Work instructions — Copy, exactly as written, the lines that begin at the one containing "What matplotlib code" and end at the one containing "plt.rcParams['font.family'] = ['Liberation". Skip any pictures in the data below.

Some records:

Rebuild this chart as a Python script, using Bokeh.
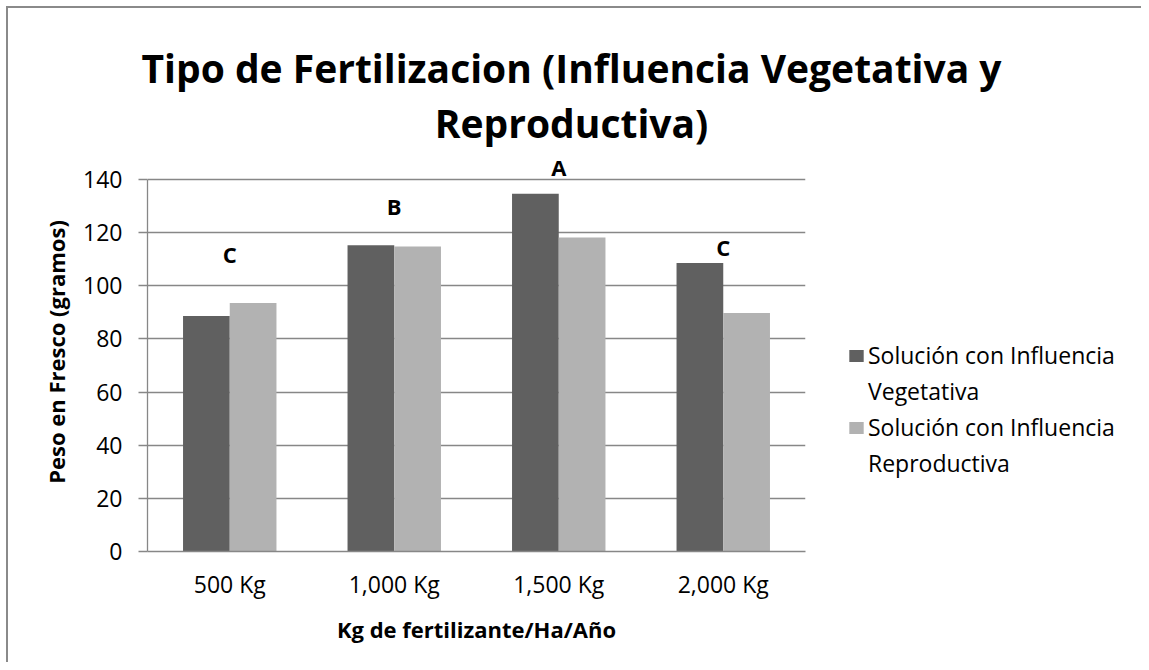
from bokeh.plotting import figure
from bokeh.models import (FactorRange, Range1d, FixedTicker, Legend, LegendItem,
                          LabelSet, Label, ColumnDataSource)
from bokeh.layouts import column, row
from bokeh.core.properties import value
from bokeh.transform import dodge
from bokeh.embed import file_html
from bokeh.resources import INLINE

# ---- data ----
categories = ["500 Kg", "1,000 Kg", "1,500 Kg", "2,000 Kg"]
vegetativa = [88.6, 115.3, 134.6, 108.6]
reproductiva = [93.5, 114.8, 118.2, 89.8]
letters = ["C", "B", "A", "C"]
letter_y = [112.0, 130.1, 144.8, 114.6]
y_ticks = [0, 20, 40, 60, 80, 100, 120, 140]
series_names = ["Solución con Influencia Vegetativa", "Solución con Influencia Reproductiva"]
title_lines = ["Tipo de Fertilizacion (Influencia Vegetativa y", "Reproductiva)"]
x_title = "Kg de fertilizante/Ha/Año"
y_title = "Peso en Fresco (gramos)"

DARK = "#606060"
LIGHT = "#b2b2b2"
GRID = "#878787"
FONT = "Open Sans"

W, H = 1141, 662
TH = 152                      # height of the title strip (= top of the plot frame)
MW = 840                      # width of the plot figure
FL, FR, FB = 147, 805, 551    # frame left / right / bottom in page px
Y_END = (FB - TH) * 140 / (FB - 179)   # keeps 140 at ~179px


def bare(fig):
    fig.outline_line_color = None
    fig.background_fill_alpha = 0
    fig.border_fill_alpha = 0
    return fig


# ---------------- title strip ----------------
tf = bare(figure(width=W, height=TH, x_range=Range1d(0, W), y_range=Range1d(TH, 0),
                 x_axis_type=None, y_axis_type=None, output_backend="svg",
                 toolbar_location=None, min_border=0))
for txt, yb in zip(title_lines, [67, 122]):
    tf.add_layout(Label(x=571, y=yb, text=txt, text_font=FONT,
                        text_font_size="39px", text_font_style="bold",
                        text_align="center", text_baseline="alphabetic",
                        text_color="black"))

# ---------------- main chart ----------------
src = ColumnDataSource(dict(cat=categories, veg=vegetativa, rep=reproductiva))
lab_src = ColumnDataSource(dict(cat=categories, y=letter_y, text=letters))

p = bare(figure(x_range=FactorRange(*categories), y_range=Range1d(0, Y_END),
                width=MW, height=H - TH, output_backend="svg", toolbar_location=None,
                min_border_left=FL, min_border_top=0, min_border_right=MW - FR,
                min_border_bottom=H - FB))

p.vbar(x=dodge("cat", -0.142, range=p.x_range), top="veg", width=0.284,
       source=src, fill_color=DARK, line_color=None)
p.vbar(x=dodge("cat", 0.142, range=p.x_range), top="rep", width=0.284,
       source=src, fill_color=LIGHT, line_color=None)

p.xgrid.grid_line_color = None
p.ygrid.grid_line_color = GRID
p.ygrid.grid_line_width = 1.3
p.ygrid.ticker = FixedTicker(ticks=y_ticks)

p.yaxis.ticker = FixedTicker(ticks=y_ticks)
p.yaxis.bounds = (0, 140)
p.yaxis.axis_line_color = GRID
p.yaxis.axis_line_width = 1.3
p.yaxis.major_tick_line_color = GRID
p.yaxis.major_tick_line_width = 1.3
p.yaxis.major_tick_out = 9
p.yaxis.major_tick_in = 0
p.yaxis.minor_tick_line_color = None
p.yaxis.major_label_text_font = FONT
p.yaxis.major_label_text_font_size = "23px"
p.yaxis.major_label_text_color = "black"
p.yaxis.major_label_standoff = 16
p.yaxis.axis_label = y_title
p.yaxis.axis_label_text_font = FONT
p.yaxis.axis_label_text_font_size = "22px"
p.yaxis.axis_label_text_font_style = "bold"
p.yaxis.axis_label_text_color = "black"
p.yaxis.axis_label_standoff = 9

p.xaxis.axis_line_color = GRID
p.xaxis.axis_line_width = 1.3
p.xaxis.major_tick_line_color = None
p.xaxis.major_tick_out = 0
p.xaxis.minor_tick_line_color = None
p.xaxis.major_label_text_font = FONT
p.xaxis.major_label_text_font_size = "23px"
p.xaxis.major_label_text_color = "black"
p.xaxis.major_label_standoff = 16
p.xaxis.axis_label = x_title
p.xaxis.axis_label_text_font = FONT
p.xaxis.axis_label_text_font_size = "22px"
p.xaxis.axis_label_text_font_style = "bold"
p.xaxis.axis_label_text_color = "black"
p.xaxis.axis_label_standoff = 11

p.add_layout(LabelSet(x="cat", y="y", text="text", source=lab_src,
                      text_font=value(FONT), text_font_size="22px",
                      text_font_style="bold", text_align="center",
                      text_baseline="middle", text_color="black"))

# ---------------- legend strip ----------------
lf = bare(figure(width=W - MW, height=H - TH, x_range=Range1d(0, 1), y_range=Range1d(0, 1),
                 x_axis_type=None, y_axis_type=None, output_backend="svg",
                 toolbar_location=None, min_border=0))
# zero-size proxies: they only lend their colours to the legend swatches
g1 = lf.vbar(x=[0.5], top=[0], bottom=[0], width=0, fill_color=DARK, line_color=None)
g2 = lf.vbar(x=[0.5], top=[0], bottom=[0], width=0, fill_color=LIGHT, line_color=None)
gb = lf.vbar(x=[0.5], top=[0], bottom=[0], width=0, fill_alpha=0, line_alpha=0)

veg_words = series_names[0].rsplit(" ", 1)
rep_words = series_names[1].rsplit(" ", 1)
legend = Legend(items=[
    LegendItem(label=veg_words[0], renderers=[g1]),
    LegendItem(label=veg_words[1], renderers=[gb]),
    LegendItem(label=rep_words[0], renderers=[g2]),
    LegendItem(label=rep_words[1], renderers=[gb]),
], location=(7, 72))
legend.label_text_font = FONT
legend.label_text_font_size = "23px"
legend.label_text_color = "black"
legend.label_standoff = 3
legend.glyph_width = 18
legend.glyph_height = 15
legend.label_height = 20
legend.spacing = 4
legend.padding = 0
legend.margin = 0
legend.border_line_color = None
legend.background_fill_alpha = 0
lf.add_layout(legend)

layout = column(tf, row(p, lf, spacing=0), spacing=0)
layout.styles = {"background": "linear-gradient(#8a8a8a,#8a8a8a) 6px 6px / 2px 100% no-repeat, "
                               "linear-gradient(#8a8a8a,#8a8a8a) 6px 6px / 100% 2px no-repeat, white"}

open("out.html", "w").write(file_html(layout, INLINE))
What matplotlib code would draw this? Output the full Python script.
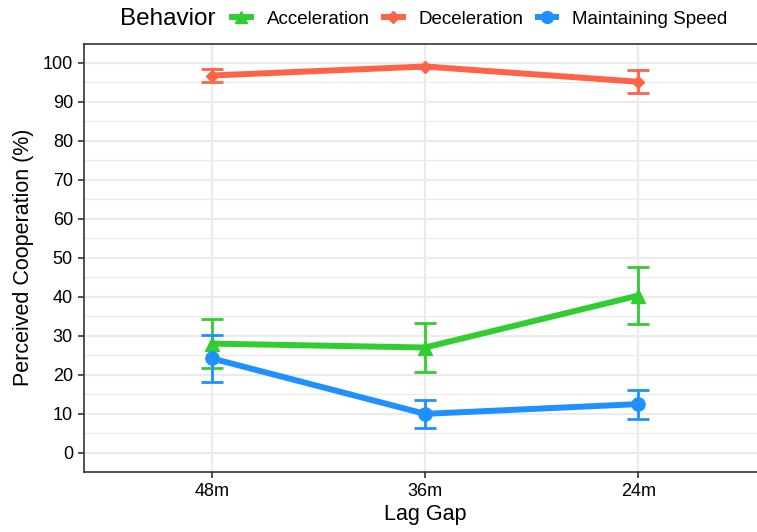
import matplotlib
matplotlib.use("Agg")
import matplotlib.pyplot as plt
from matplotlib.lines import Line2D
import numpy as np

plt.rcParams['font.family'] = ['Liberation Sans', 'DejaVu Sans']

categories = ["48m", "36m", "24m"]
behaviors = ["Acceleration", "Deceleration", "Maintaining Speed"]
means = {
    "Acceleration": [28.0, 27.0, 40.3],
    "Deceleration": [96.7, 99.0, 95.1],
    "Maintaining Speed": [24.2, 10.0, 12.5],
}
lower = {
    "Acceleration": [21.8, 20.8, 32.9],
    "Deceleration": [95.0, 98.5, 92.3],
    "Maintaining Speed": [18.2, 6.5, 8.8],
}
upper = {
    "Acceleration": [34.2, 33.3, 47.6],
    "Deceleration": [98.3, 99.5, 98.0],
    "Maintaining Speed": [30.2, 13.5, 16.2],
}
colors = {"Acceleration": "#32CD32", "Deceleration": "#FF6347", "Maintaining Speed": "#1E90FF"}
markers = {"Acceleration": "^", "Deceleration": "D", "Maintaining Speed": "o"}
msizes = {"Acceleration": 9.5, "Deceleration": 6.5, "Maintaining Speed": 9.5}

W, H = 757, 532
fig = plt.figure(figsize=(W / 100, H / 100), dpi=100)
left, right, top, bottom = 84, 766, 43.5, 472
ax = fig.add_axes([left / W, 1 - bottom / H, (right - left) / W, (bottom - top) / H])

x = np.arange(1, len(categories) + 1)
for b in behaviors:
    m = np.array(means[b])
    lo = m - np.array(lower[b])
    hi = np.array(upper[b]) - m
    ax.errorbar(x, m, yerr=[lo, hi], fmt='none', ecolor=colors[b], elinewidth=2.0,
                capsize=7.6, capthick=2.0, zorder=3)
    ax.plot(x, m, color=colors[b], lw=4.3, marker=markers[b], ms=msizes[b],
            solid_capstyle='butt', zorder=4)

ax.set_xlim(0.4, 3.6)
ax.set_ylim(-4.9, 104.9)
ax.set_xticks(x)
ax.set_xticklabels(categories)
ax.set_yticks(np.arange(0, 101, 10))
ax.set_yticks(np.arange(5, 101, 10), minor=True)
ax.grid(True, which='major', color='#EBEBEB', lw=1.6, zorder=0)
ax.grid(True, which='minor', axis='y', color='#EBEBEB', lw=0.9, zorder=0)
ax.set_axisbelow(True)
for s in ['left', 'bottom', 'top']:
    ax.spines[s].set_color('#333333')
    ax.spines[s].set_linewidth(1.2)
ax.spines['right'].set_visible(False)
ax.tick_params(axis='both', which='major', length=4.5, width=1.2, color='#333333',
               labelsize=13, labelcolor='black', pad=3.5)
ax.tick_params(axis='both', which='minor', length=0)
ax.set_xlabel("Lag Gap", fontsize=15.5, labelpad=3)
ax.set_ylabel("Perceived Cooperation (%)", fontsize=15.5, labelpad=6)

fig.text(120 / W, 1 - 19 / H, "Behavior", fontsize=17.5, va='center', ha='left')
handles = [Line2D([0], [0], color=colors[b], lw=4.3, marker=markers[b], ms=msizes[b] * 0.9)
           for b in behaviors]
fig.legend(handles, behaviors, loc='center left', bbox_to_anchor=(232 / W, 1 - 19 / H),
           ncol=3, frameon=False, fontsize=13.5, handlelength=1.0, handletextpad=0.85,
           columnspacing=0.75, borderaxespad=0, borderpad=0)

fig.savefig("out.png", dpi=100)
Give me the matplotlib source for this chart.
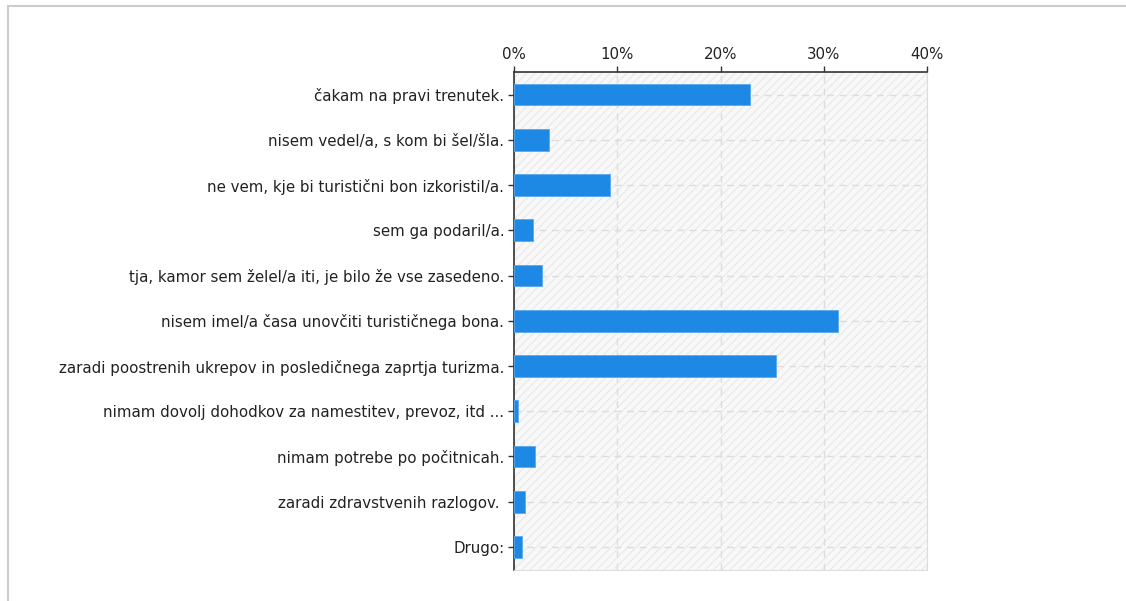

Reply —
What matplotlib code would draw this? Output the full Python script.
import matplotlib
matplotlib.use("Agg")
import matplotlib.pyplot as plt
from matplotlib.lines import Line2D
import numpy as np

plt.rcParams['font.family'] = ['Liberation Sans', 'DejaVu Sans']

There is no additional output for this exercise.